I bet! It sounds like it was an awesome date! She got everything she could have wanted…driven around, dinner, drinks, validation from a quality dude, musical entertainment, a ride home…that was a great night…for HER. But the important question is: did you get what you wanted?

“she’s having a lot of fun getting to know me”

lol, of course. It’ll probably take her a few dates to “get to know you”. Try inviting her over for a movie or for a $1 coffee instead of taking her out somewhere nice, and see if she still wants to get to know you.

“and basically saying there will be a future date.”

Of course. Why wouldn’t she want another one of these nights? She made out like a bandit while you spanked it to porn after she left.

“she was gushing about what a good time she had, not in the (I think) usual be-polite-to-a-beta way.”

I’m sure she legitimately had an amazing time. And I’m sure she likes you. But she’s put you on the Provider Track.

“So there it is….thoughts? I plan radio silence for 5 days now.”

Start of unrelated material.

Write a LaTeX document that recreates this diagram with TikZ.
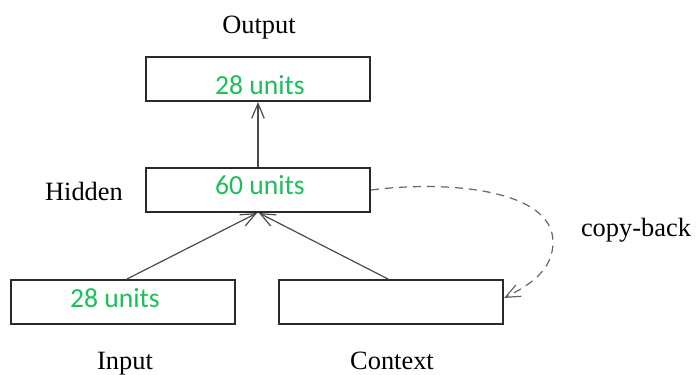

No more spending $ on her. Make her invest in the relationship. Have her meet you somewhere, to do something that doesn’t cost $. It’s not that you can’t afford it or anything, it’s that the more you invest, the more of a Provider you become. you could take her on 3 or 4 expensive dates, shower her with a bunch of stuff, and probably get the lay eventually…but your not really using “game”, your just doing what every other guy does and you'll end up having sex on her terms, not yours. Radio silence thru the weekend, arrange a date, then flake with something like “sorry, have to cancel on tonight. A friend I haven’t seen in years is in town and she’s taking me to dinner to catch up. We’ll reschedule for next week k?” where she knows your meeting up with a female but doesn’t know exactly who it is and can think that maybe it’s an ex-GF or something and she might lose you if she plays too many games. The general idea is to 1) break out of the Provider frame and 2) flip the script so she’s chasing you. Otherwise your just playing the same “keep trying to impress her until hopefully she lets me sleep with her” game that every normal guy plays.

"I’m so horny” text trap

She wants you to think she’s horny so you’ll go “okay let’s meet up!!” and then she gets your validation. She won’t ACTUALLY let you come over and fuck her or anything. This is a really common trap, especially with hot girls, and most guys fall for it. It doesn’t mean they’re sluts or horny or even fucking anyone in general. I know girls who will be like “I’m sooo horny I want your cock so bad babe :(” and as soon as you txt back “where you at?”, they go radio silent and the next day they’re all “sorry babe my phone died, I really wanted to see you :(” And then you go “okay let’s hang out Wednesday.” “okay!! god I can’t wait, I want to fuck you so bad!” And then Wednesday comes and she “falls asleep” and flakes. It goes on and on and on until you do something to completely fuck with her world and the validation conveyor belt you’ve helped her set up: like ignore her completely.

Her reason for flaking is irrelevant

if you show her you assume it’s legit, youre beta: naive. if you show you assume it’s not true your beta: insecure.

what’s beta in either case is *caring whether it’s true*

To see it as an IOD or as flaking and to be disappointed or mad is misguided as well. we live in sexual abundance: her flaking is irrelevant. most likely she’s lying. but if you feel you need to call her on it, it shows your disappointment, thus her weight in your life, thus that you are a lightweight compared to her, thus that you are not worthy of her. she will not be attracted anymore. why does she do this? because she thinks it’s possible that you are *very hot* indeed. and now she wants to see if you really are. the greater the challenge she presents to you, the hotter she imagines you to be (but she needs to make sure).

so: what she is doing is actually a compliment.
the key: demonstrate that this has no weight for you.
one option: no response at all.

she will be frustrated because of the lack of effect of her message and will likely contact you again to meet up. otherwise you can contact her — perhaps two weeks later — completely ignoring the incident. (plans are options, you accepted she was busy, so were you. say sorry I forgot to txt back, if she asks.)